Scientific classification
- Kingdom: Plantae
- Clade: Tracheophytes
- Clade: Angiosperms
- Clade: Eudicots
- Clade: Asterids
- Order: Asterales
- Family: Goodeniaceae
- Genus: Goodenia
- Species: G. quadrilocularis
- Binomial name: Goodenia quadrilocularis R.Br.
- Synonyms: Goodenia cyanea F.Muell.

= Goodenia quadrilocularis =

- Genus: Goodenia
- Species: quadrilocularis
- Authority: R.Br.
- Conservation status: P2
- Synonyms: Goodenia cyanea F.Muell.

Species of plant

Goodenia quadrilocularis is a species of flowering plant in the family Goodeniaceae and is endemic to south-coastal areas in the south-west of Western Australia. It is an erect, woody perennial herb with egg-shaped to lance-shaped leaves with toothed edges, and racemes of yellow flowers.

==Description==
Goodenia quadrilocularis is an erect, woody perennial herb that typically grows to a height of 50 cm and is more or less glabrous. The leaves are egg-shaped to lance-shaped with the narrower end towards the base, mostly arranged at the base of the plant, 30–50 mm long and 10–17 mm wide, with toothed edges. The flowers are arranged in racemes up to 300 mm long, with lance-shaped bracts 5–20 mm long and lance-shaped bracteoles 2–5 mm long. Each flower is on a pedicel 2–5 mm long with lance-shaped sepals about 5 mm long. The petals are yellow, about 20 mm long, the lower lobes of the corolla about 7 mm long with wings 2–2.5 mm wide. Flowering occurs from September to December and the fruit is a cylindrical capsule about 15 mm long.

==Taxonomy and naming==
Goodenia quadrilocularis was first formally described in 1810 by Robert Brown in his Prodromus Florae Novae Hollandiae et Insulae Van Diemen. The specific epithet (quadrilocularis) refers to the four locules of the fruit.

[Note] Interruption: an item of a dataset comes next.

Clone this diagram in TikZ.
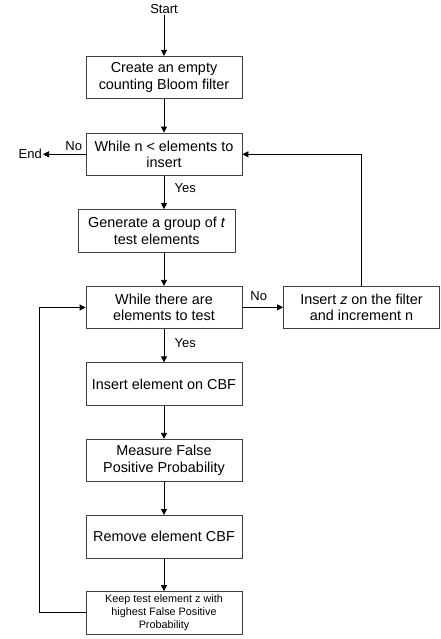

==Distribution and habitat==
This goodenia grows on sand dunes and granite outcrops mostly near Cape Le Grand.

==Conservation status==
Goodenia quadrilocularisis classified as "Priority Two" by the Western Australian Government Department of Parks and Wildlife meaning that it is poorly known and from only one or a few locations.